We were just advised moments ago that a Hawai’i Circuit Court Judge has denied Deutsche Bank’s Motion for Summary Judgment, expressly finding that there are genuine issues of material fact as to whether the Note and Mortgage were transferred to Deutsche Bank (the claimed “trustee” of a securitized mortgage loan trust) before the original lender, Home 123 Corporation, filed for Bankruptcy, and that the record did not reflect that the assignment was done with the approval of the bankruptcy court. The homeowners are represented by Jeff Barnes, Esq. and local Hawai’i counsel Ronald Grant, Esq. Mr. Barnes prepared the briefs and personally argued the matter in Honolulu last November.

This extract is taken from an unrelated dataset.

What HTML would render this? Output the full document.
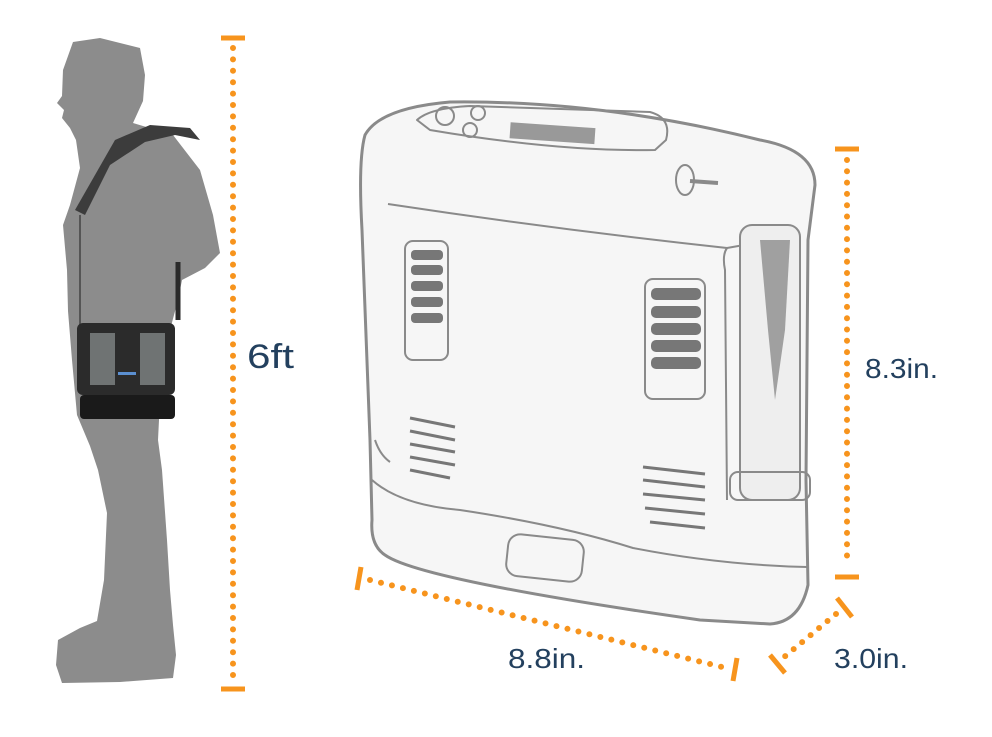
<!DOCTYPE html>
<html><head><meta charset="utf-8"><style>
html,body{margin:0;padding:0;background:#fff;}
svg{display:block;}
text{font-family:"Liberation Sans",sans-serif;fill:#23405e;}
</style></head><body>
<svg width="992" height="737" viewBox="0 0 992 737" xmlns="http://www.w3.org/2000/svg">
<!-- man silhouette -->
<path fill="#8c8c8c" d="M73,42 L100,38 L140,48 L145,75 L143,101 L133,123 L173,135 L200,170 L213,215 L220,253 L205,268 L182,280 L178,300 L170,330 L160,400 L158,440 L162,470 L167,540 L170,590 L173,625 L176,655 L173,678 L120,682 L62,683 L56,665 L58,640 L80,628 L97,621 L104,580 L107,513 L98,470 L90,446 L77,415 L72,360 L68,311 L67,270 L63,225 L70,205 L80,168 L76,140 L70,128 L62,118 L64,110 L57,103 L62,96 L63,70 Z"/>
<!-- strap -->
<path d="M75,210 L115,140 L150,125 L190,128 L200,140 L175,135 L145,142 L110,165 L85,215 Z" fill="#3c3c3c"/>
<line x1="80" y1="215" x2="80" y2="325" stroke="#555" stroke-width="2"/>
<line x1="178" y1="262" x2="178" y2="320" stroke="#2a2a2a" stroke-width="5"/>
<!-- bag -->
<rect x="77" y="323" width="98" height="72" rx="6" fill="#2b2b2b"/>
<rect x="90" y="333" width="25" height="52" fill="#6f7373"/>
<rect x="140" y="333" width="25" height="52" fill="#6f7373"/>
<rect x="80" y="395" width="95" height="24" rx="4" fill="#1a1a1a"/>
<rect x="118" y="372" width="18" height="3" fill="#5b8fd0"/>
<!-- device -->
<g fill="none" stroke="#8a8a8a" stroke-width="3" stroke-linejoin="round">
<path fill="#f6f6f6" d="M365,135 Q380,108 450,102 Q600,100 760,140 Q815,150 815,185 L808,240 L806,480 L808,585 Q800,622 770,624 L700,620 Q420,580 385,555 Q370,545 372,520 L370,440 L362,230 Q358,160 365,135 Z"/>
<path d="M388,204 Q560,230 727,248 L800,235" stroke-width="2"/>
<path d="M727,248 Q722,255 725,270 L727,500" stroke-width="2"/>
<path d="M372,480 Q400,505 460,510 Q560,525 633,548 Q720,565 807,567" stroke-width="2"/>
<path d="M375,440 Q380,455 390,462" stroke-width="2"/>
<rect x="740" y="225" width="60" height="275" rx="12" stroke-width="2" fill="#eee"/>
<path d="M760,240 L790,240 L785,330 L775,400 L768,330 Z" fill="#a0a0a0" stroke="none"/>
<rect x="730" y="472" width="80" height="28" rx="8" stroke-width="2"/>
<path d="M417,120 Q430,108 470,106 L650,112 Q672,118 666,140 L655,150 Q560,152 430,130 Z" stroke-width="2"/>
<rect x="510" y="125" width="85" height="16" fill="#999" stroke="none" transform="rotate(4 550 133)"/>
<circle cx="445" cy="116" r="9" stroke-width="2"/>
<circle cx="478" cy="113" r="7" stroke-width="2"/>
<circle cx="470" cy="130" r="7" stroke-width="2"/>
<ellipse cx="685" cy="180" rx="9" ry="15" stroke-width="2"/>
<line x1="690" y1="181" x2="718" y2="183" stroke-width="4"/>
<rect x="405" y="241" width="43" height="119" rx="8" stroke-width="2"/>
<rect x="645" y="279" width="60" height="120" rx="8" stroke-width="2"/>
<rect x="507" y="537" width="76" height="42" rx="12" stroke-width="2" transform="rotate(6 545 558)"/>
</g>
<g fill="#777">
<rect x="411" y="250" width="32" height="10" rx="4"/><rect x="411" y="265" width="32" height="10" rx="4"/><rect x="411" y="281" width="32" height="10" rx="4"/><rect x="411" y="297" width="32" height="10" rx="4"/><rect x="411" y="313" width="32" height="10" rx="4"/>
<rect x="651" y="288" width="50" height="12" rx="5"/><rect x="651" y="306" width="50" height="12" rx="5"/><rect x="651" y="323" width="50" height="12" rx="5"/><rect x="651" y="340" width="50" height="12" rx="5"/><rect x="651" y="357" width="50" height="12" rx="5"/>
</g>
<g stroke="#777" stroke-width="3">
<line x1="410" y1="418" x2="455" y2="427"/><line x1="410" y1="431" x2="455" y2="440"/><line x1="410" y1="444" x2="455" y2="452"/><line x1="410" y1="457" x2="455" y2="465"/><line x1="410" y1="470" x2="450" y2="478"/>
<line x1="643" y1="467" x2="705" y2="474"/><line x1="643" y1="480" x2="705" y2="487"/><line x1="643" y1="494" x2="705" y2="500"/><line x1="645" y1="508" x2="705" y2="514"/><line x1="650" y1="522" x2="705" y2="528"/>
</g>
<!-- dimension lines -->
<g stroke="#f7941d" stroke-linecap="round">
<line x1="221" y1="38" x2="245" y2="38" stroke-width="5" stroke-linecap="butt"/>
<line x1="221" y1="689" x2="245" y2="689" stroke-width="5" stroke-linecap="butt"/>
<line x1="233" y1="48" x2="233" y2="680" stroke-width="6" stroke-dasharray="0 11.4"/>
<line x1="835" y1="149" x2="859" y2="149" stroke-width="5" stroke-linecap="butt"/>
<line x1="835" y1="577" x2="859" y2="577" stroke-width="5" stroke-linecap="butt"/>
<line x1="847" y1="160" x2="847" y2="566" stroke-width="6" stroke-dasharray="0 11.3"/>
<line x1="361" y1="567" x2="357" y2="590" stroke-width="5" stroke-linecap="butt"/>
<line x1="737" y1="658" x2="733" y2="681" stroke-width="5" stroke-linecap="butt"/>
<line x1="370" y1="580" x2="726" y2="668" stroke-width="6" stroke-dasharray="0 11.3"/>
<line x1="837" y1="598" x2="852" y2="617" stroke-width="5" stroke-linecap="butt"/>
<line x1="770" y1="655" x2="785" y2="673" stroke-width="5" stroke-linecap="butt"/>
<line x1="836" y1="614" x2="783" y2="658" stroke-width="6" stroke-dasharray="0 11"/>
</g>
<text x="247" y="368" font-size="34" textLength="47" lengthAdjust="spacingAndGlyphs">6ft</text>
<text x="865" y="378" font-size="28" textLength="73" lengthAdjust="spacingAndGlyphs">8.3in.</text>
<text x="508" y="668" font-size="28" textLength="77" lengthAdjust="spacingAndGlyphs">8.8in.</text>
<text x="834" y="668" font-size="28" textLength="74" lengthAdjust="spacingAndGlyphs">3.0in.</text>
</svg>
</body></html>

This case (Deutsche Bank v. McKiernan, Case No. 09-1-000910, Hawai’i First Circuit, 21st Division) has many similarities, factually, to the Williams case from the Hawai’i Federal Court where the court permitted the homeowner to challenge Deutsche Bank’s compliance with the PSA in view of a purported assignment which was executed after the same original lender filed for bankruptcy, rejecting Deutsche Bank’s argument that the borrower did not have standing to lodge such an attack.

These two decisions thus now support, in Hawai’i, (a) a homeowner’s challenge to a foreclosure based on defective assignments, and (b) that thse defects give rise to genuine issues of material fact which preclude summary judgment. Today’s earlier post as to the Naranjo decision further supports such a borrower challenge as well.